On 10/28/2009 08:59 PM, Evan Cheng wrote:
>
> On Oct 28, 2009, at 12:41 PM, Chandler Carruth wrote:
>
>> On Wed, Oct 28, 2009 at 12:21 PM, Evan Cheng<evan.cheng at apple.com>  wrote:
>>> On Oct 28, 2009, at 10:07 AM, Chandler Carruth wrote:
>>>>  From where I sit, this boils down to a very simple question (modulo
>>>> Chris's point): Either choice will surprise some users. Which surprise
>>>> is worse? Personally, I'd always prefer correct but slow behavior by
>>>> default, and explicitly enabling dangerous (but in some cases fast)
>>>> behavior.
>>>
>>> The behavior is only dangerous because people are using it in new and different ways.
>>
>> The fact that an interface, when used in new ways, exposes bugs this
>> severe and subtle indicates that it is a poor interface. Your argument
>> doesn't lend much weight, because the same can be said of computed
>> goto, the fork() system call, etc. Surviving new and different uses
>> *is* the purpose of a good interface.
>
> And your point is? We are talking about changing the default. That fixes the interface?
>
> I'd like to see some concrete proposal rather than flipping default behaviors. That does actually fix the problem. That just hides the problem. There won't be a consensus since we are lots of users with different needs. LLVM community has always let people who are doing to work make design decisions. Let's stick with that policy.
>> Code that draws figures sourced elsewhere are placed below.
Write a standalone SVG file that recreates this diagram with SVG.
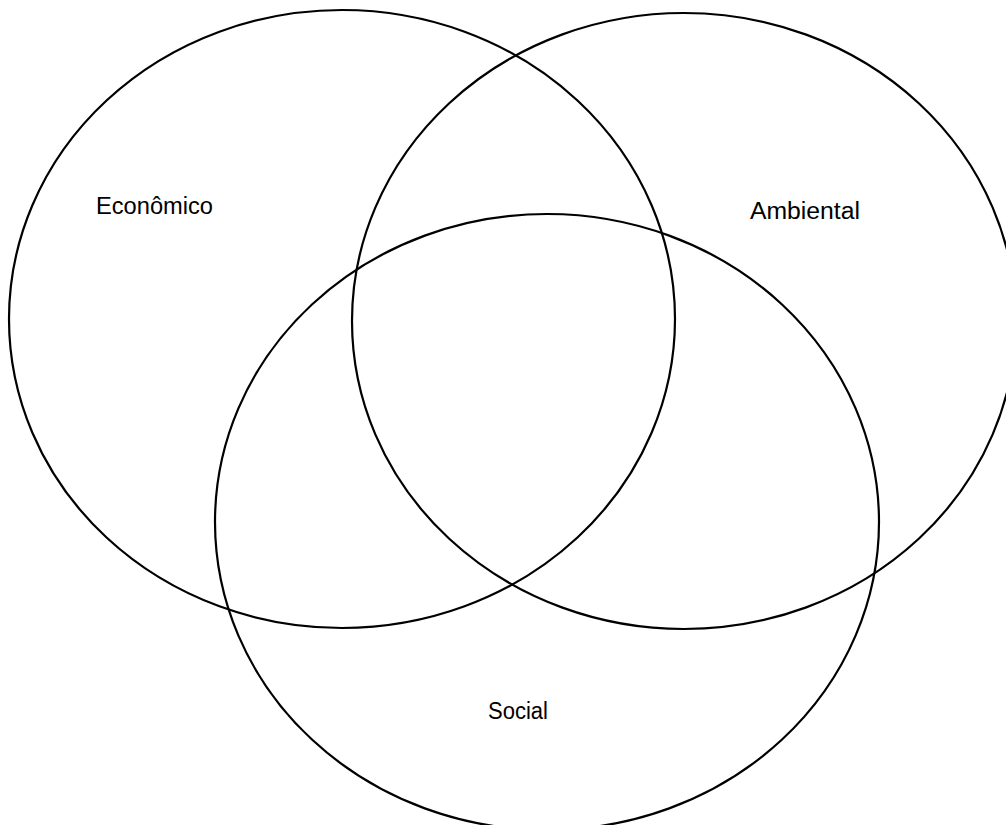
<svg xmlns="http://www.w3.org/2000/svg" width="1006" height="825" viewBox="0 0 1006 825">
<style>
.c{fill:none;stroke:#000;stroke-width:2.2}
.t{font-family:"Liberation Sans",Arial,sans-serif;font-size:23.5px;fill:#000}
</style>
<rect width="1006" height="825" fill="#fff"/>
<g id="economico">
<ellipse class="c" cx="342" cy="319" rx="333" ry="309"/>
<text class="t" x="96" y="214" textLength="117" lengthAdjust="spacingAndGlyphs">Econômico</text>
</g>
<g id="ambiental">
<ellipse class="c" cx="684" cy="321" rx="332" ry="308"/>
<text class="t" x="750" y="219" textLength="110" lengthAdjust="spacingAndGlyphs">Ambiental</text>
</g>
<g id="social">
<ellipse class="c" cx="547" cy="522" rx="332" ry="308"/>
<text class="t" x="488" y="719" textLength="60" lengthAdjust="spacingAndGlyphs">Social</text>
</g>
<g id="connectors"></g>
</svg>
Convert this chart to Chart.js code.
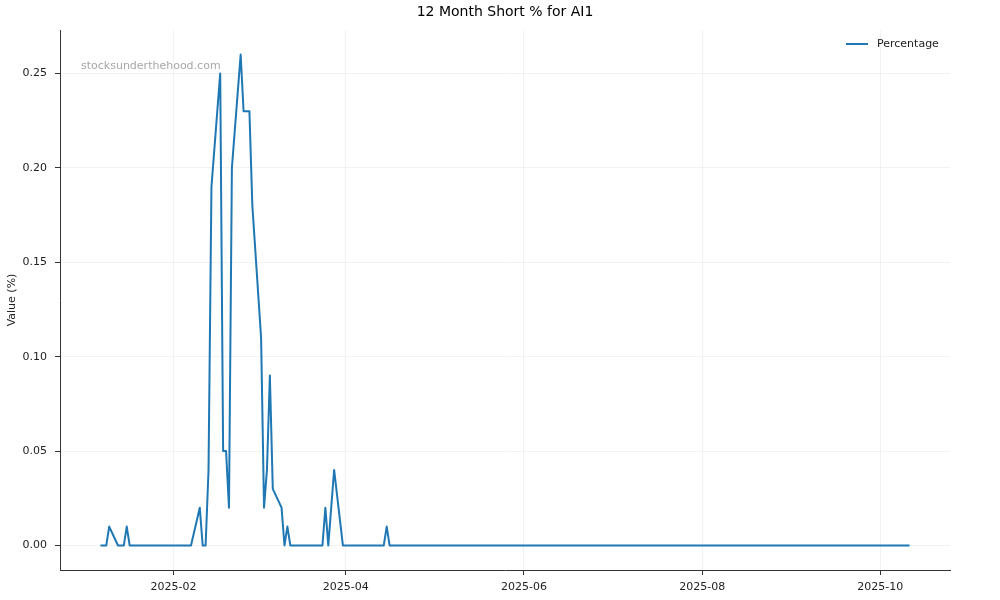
<!DOCTYPE html>
<html>
<head>
<meta charset="utf-8">
<script src="https://cdn.jsdelivr.net/npm/chart.js@4.4.1/dist/chart.umd.min.js"></script>
<style>
  html, body { margin: 0; padding: 0; background: #fff; }
  #wrap { width: 1000px; height: 600px; position: relative; }
</style>
</head>
<body>
<div id="wrap"><canvas id="c" width="1000" height="600"></canvas></div>
<script>
// ---- data ----
const chartTitle = '12 Month Short % for AI1';
const seriesName = 'Percentage';
const yAxisLabel = 'Value (%)';
const watermark = 'stocksunderthehood.com';

const dates = [
  '2025-01-07','2025-01-09','2025-01-10','2025-01-13','2025-01-15','2025-01-16','2025-01-17',
  '2025-02-07','2025-02-10','2025-02-11','2025-02-12','2025-02-13','2025-02-14','2025-02-17',
  '2025-02-18','2025-02-19','2025-02-20','2025-02-21','2025-02-24','2025-02-25','2025-02-26',
  '2025-02-27','2025-02-28','2025-03-03','2025-03-04','2025-03-05','2025-03-06','2025-03-07',
  '2025-03-10','2025-03-11','2025-03-12','2025-03-13','2025-03-24','2025-03-25','2025-03-26',
  '2025-03-27','2025-03-28','2025-03-31','2025-04-14','2025-04-15','2025-04-16','2025-10-11'
];
const values = [
  0.00, 0.00, 0.01, 0.00, 0.00, 0.01, 0.00,
  0.00, 0.02, 0.00, 0.00, 0.04, 0.19, 0.25,
  0.05, 0.05, 0.02, 0.20, 0.26, 0.23, 0.23,
  0.23, 0.18, 0.11, 0.02, 0.04, 0.09, 0.03,
  0.02, 0.00, 0.01, 0.00, 0.00, 0.02, 0.00,
  0.02, 0.04, 0.00, 0.00, 0.01, 0.00, 0.00
];
const xTickDates = ['2025-02-01','2025-04-01','2025-06-01','2025-08-01','2025-10-01'];
const xTickLabels = ['2025-02','2025-04','2025-06','2025-08','2025-10'];
const yTickValues = [0.00, 0.05, 0.10, 0.15, 0.20, 0.25];
const yTickLabels = ['0.00','0.05','0.10','0.15','0.20','0.25'];

// ---- build ----
const ts = d => Date.parse(d + 'T00:00:00Z');
const points = dates.map((d, i) => ({ x: ts(d), y: values[i] }));
const xTicks = xTickDates.map(ts);

const xMinD = Math.min(...points.map(p => p.x)), xMaxD = Math.max(...points.map(p => p.x));
const yMinD = Math.min(...values), yMaxD = Math.max(...values);
const xPad = (xMaxD - xMinD) * 0.05, yPad = (yMaxD - yMinD) * 0.05;

const FONT = 'DejaVu Sans';
const LINE = '#1f77b4';

const overlay = {
  id: 'overlay',
  afterDraw(chart) {
    const { ctx, chartArea: a } = chart;
    ctx.save();
    // title
    ctx.fillStyle = '#000';
    ctx.font = '14px "' + FONT + '"';
    ctx.textAlign = 'center';
    ctx.textBaseline = 'middle';
    ctx.fillText(chartTitle, (a.left + a.right) / 2, 12);
    // watermark
    ctx.fillStyle = 'rgba(128,128,128,0.7)';
    ctx.font = '11px "' + FONT + '"';
    ctx.textAlign = 'left';
    ctx.fillText(watermark, a.left + 21, 66);
    // legend
    ctx.strokeStyle = LINE;
    ctx.lineWidth = 2;
    ctx.beginPath();
    ctx.moveTo(846, 44);
    ctx.lineTo(868, 44);
    ctx.stroke();
    ctx.fillStyle = '#222';
    ctx.fillText(seriesName, 877, 44.5);
    ctx.restore();
  }
};

new Chart(document.getElementById('c'), {
  type: 'line',
  data: {
    datasets: [{
      label: seriesName,
      data: points,
      borderColor: LINE,
      backgroundColor: LINE,
      borderWidth: 2,
      borderJoinStyle: 'round',
      borderCapStyle: 'butt',
      pointRadius: 0,
      tension: 0,
      fill: false
    }]
  },
  options: {
    responsive: false,
    animation: false,
    devicePixelRatio: 1,
    layout: { padding: { left: 0, top: 30, right: 50, bottom: 0 } },
    plugins: {
      legend: { display: false },
      title: { display: false },
      tooltip: { enabled: false }
    },
    scales: {
      x: {
        type: 'linear',
        min: xMinD - xPad,
        max: xMaxD + xPad,
        afterBuildTicks: axis => { axis.ticks = xTicks.map(v => ({ value: v })); },
        afterFit: axis => { axis.height = 30; },
        ticks: {
          autoSkip: false,
          maxRotation: 0,
          padding: 6,
          color: '#222',
          font: { family: FONT, size: 11 },
          callback: (v) => { const i = xTicks.indexOf(v); return i >= 0 ? xTickLabels[i] : ''; }
        },
        grid: { color: 'rgba(0,0,0,0.05)', tickColor: '#333', tickLength: 5, lineWidth: 1 },
        border: { display: true, color: '#333', width: 1 }
      },
      y: {
        type: 'linear',
        min: yMinD - yPad,
        max: yMaxD + yPad,
        afterBuildTicks: axis => { axis.ticks = yTickValues.map(v => ({ value: v })); },
        afterFit: axis => { axis.width = 60; },
        ticks: {
          autoSkip: false,
          padding: 8,
          color: '#222',
          font: { family: FONT, size: 11 },
          callback: (v) => { const i = yTickValues.findIndex(t => Math.abs(t - v) < 1e-9); return i >= 0 ? yTickLabels[i] : ''; }
        },
        title: {
          display: true,
          text: yAxisLabel,
          color: '#222',
          font: { family: FONT, size: 11 },
          padding: { top: 6, bottom: 0 }
        },
        grid: { color: 'rgba(0,0,0,0.05)', tickColor: '#333', tickLength: 5, lineWidth: 1 },
        border: { display: true, color: '#333', width: 1 }
      }
    }
  },
  plugins: [overlay]
});
</script>
</body>
</html>
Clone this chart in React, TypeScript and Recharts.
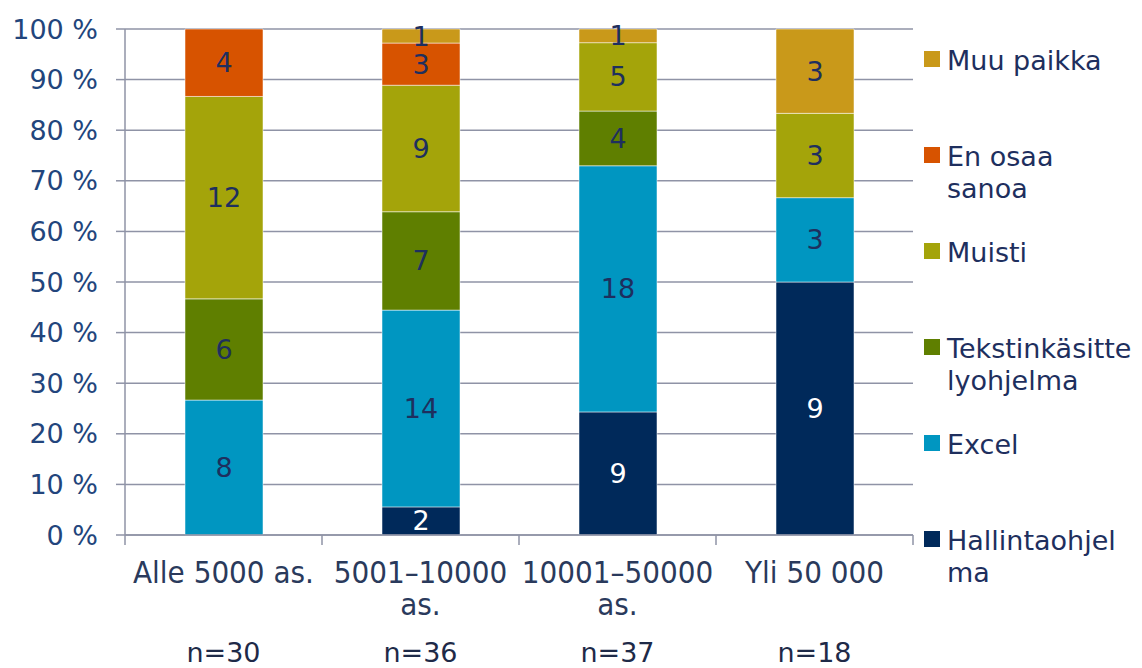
import { BarChart, Bar, XAxis, YAxis, CartesianGrid, Legend, LabelList } from 'recharts';

const categories = ['Alle 5000 as.', '5001–10000\nas.', '10001–50000\nas.', 'Yli 50 000'];
const sampleSizes = [30, 36, 37, 18];

const hallintaohjelma = [0, 2, 9, 9];
const excel = [8, 14, 18, 3];
const tekstinkasittely = [6, 7, 4, 0];
const muisti = [12, 9, 5, 3];
const enOsaaSanoa = [4, 3, 0, 0];
const muuPaikka = [0, 1, 1, 3];

const yTicks = [0, 0.1, 0.2, 0.3, 0.4, 0.5, 0.6, 0.7, 0.8, 0.9, 1];

// bottom of the stack first
const series = [
  { key: 'hallinta', name: 'Hallintaohjelma', values: hallintaohjelma, color: '#00295a', text: '#ffffff' },
  { key: 'excel', name: 'Excel', values: excel, color: '#0096c1', text: '#1e2f5e' },
  { key: 'teksti', name: 'Tekstinkäsittelyohjelma', values: tekstinkasittely, color: '#5f7f00', text: '#1e2f5e' },
  { key: 'muisti', name: 'Muisti', values: muisti, color: '#a4a40a', text: '#1e2f5e' },
  { key: 'enosaa', name: 'En osaa sanoa', values: enOsaaSanoa, color: '#d75300', text: '#1e2f5e' },
  { key: 'muu', name: 'Muu paikka', values: muuPaikka, color: '#c9991a', text: '#1e2f5e' },
];

const rows = categories.map((name, i) => {
  const row: any = { name, n: sampleSizes[i] };
  series.forEach((s) => {
    row[s.key] = s.values[i];
  });
  return row;
});

const FONT = '"DejaVu Sans", Verdana, sans-serif';
const GRID = '#8f93a6';
const PLOT_LEFT = 125;
const PLOT_RIGHT = 913;
const LEGEND_W = 218;
const STEP = (PLOT_RIGHT - PLOT_LEFT) / categories.length;

const XTick = (props: any) => {
  const { x, y, payload, index } = props;
  const lines = String(payload.value).split('\n');
  return (
    <g>
      <line x1={x - STEP / 2} y1={y} x2={x - STEP / 2} y2={y + 10} stroke={GRID} strokeWidth={1.5} />
      {index === categories.length - 1 && (
        <line x1={x + STEP / 2} y1={y} x2={x + STEP / 2} y2={y + 10} stroke={GRID} strokeWidth={1.5} />
      )}
      <text
        x={x}
        y={y}
        textAnchor="middle"
        fill="#2a3a5c"
        fontSize={31}
        fontFamily='"DejaVu Sans Condensed", "DejaVu Sans", sans-serif'
      >
        {lines.map((l, i) => (
          <tspan key={i} x={x} dy={i === 0 ? 48 : 32}>
            {l}
          </tspan>
        ))}
      </text>
      <text x={x} y={y + 127} textAnchor="middle" fill="#1e2a48" fontSize={27} fontFamily={FONT}>
        {`n=${sampleSizes[index]}`}
      </text>
    </g>
  );
};

// zero-height segments may be skipped, so find the category from the bar position
const makeLabel = (key: string, color: string) => (props: any) => {
  const { x, y, width, height } = props;
  const idx = Math.floor((x + width / 2 - PLOT_LEFT) / STEP);
  const v = rows[idx]?.[key];
  if (!v) return null;
  return (
    <text
      x={x + width / 2}
      y={y + height / 2}
      textAnchor="middle"
      dominantBaseline="central"
      fill={color}
      fontSize={27}
      fontFamily={FONT}
    >
      {v}
    </text>
  );
};

const SideLegend = () => (
  <div style={{ fontFamily: FONT, fontSize: 27, color: '#1e2f5e', lineHeight: '32px' }}>
    {[...series].reverse().map((s) => (
      <div key={s.key} style={{ display: 'flex', alignItems: 'flex-start', height: 96 }}>
        <div style={{ width: 16, height: 16, background: s.color, marginTop: 6, marginRight: 7, flexShrink: 0 }} />
        <div style={{ width: 186, overflowWrap: 'anywhere' }}>{s.name}</div>
      </div>
    ))}
  </div>
);

export default function App() {
  return (
    <div style={{ position: 'absolute', left: 0, top: 0, background: '#fff' }}>
      <BarChart
        width={1142}
        height={668}
        data={rows}
        stackOffset="expand"
        margin={{ top: 29, right: 1142 - PLOT_RIGHT - LEGEND_W, left: 0, bottom: 0 }}
        barSize={78}
      >
        <CartesianGrid vertical={false} stroke={GRID} strokeWidth={1.5} />
        <XAxis
          dataKey="name"
          height={133}
          tickLine={false}
          tickSize={0}
          tickMargin={0}
          axisLine={{ stroke: GRID, strokeWidth: 1.5 }}
          tick={<XTick />}
          interval={0}
        />
        <YAxis
          width={PLOT_LEFT}
          domain={[0, 1]}
          ticks={yTicks}
          tickFormatter={(v: number) => `${Math.round(v * 100)} %`}
          tickSize={9}
          tickMargin={18}
          tickLine={{ stroke: GRID, strokeWidth: 1.5 }}
          axisLine={{ stroke: GRID, strokeWidth: 1.5 }}
          tick={{ fill: '#22457c', fontSize: 27, fontFamily: FONT }}
        />
        <Legend
          layout="vertical"
          verticalAlign="top"
          align="right"
          content={<SideLegend />}
          wrapperStyle={{ position: 'absolute', left: 924, top: 45, width: LEGEND_W }}
        />
        {series.map((s) => (
          <Bar
            key={s.key}
            dataKey={s.key}
            name={s.name}
            stackId="a"
            fill={s.color}
            stroke="#ffffff"
            strokeOpacity={0.5}
            strokeWidth={1}
            isAnimationActive={false}
          >
            <LabelList dataKey={s.key} content={makeLabel(s.key, s.text)} />
          </Bar>
        ))}
      </BarChart>
    </div>
  );
}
Whoever is signed on to tackle the thread safety issue can decide what to do.
>
> Evan

Hi,
where's the problem from keeping the default like it is, sticking in an 
assert which triggers when the JIT is initialized with lazy compilation 
and multithreading active?
Then you could add a paragraph to the release notes, telling everyone 
that the Lazy JIT is not threadsafe, and be fine with it?
If this goes with an API change to an enum param or not, who cares?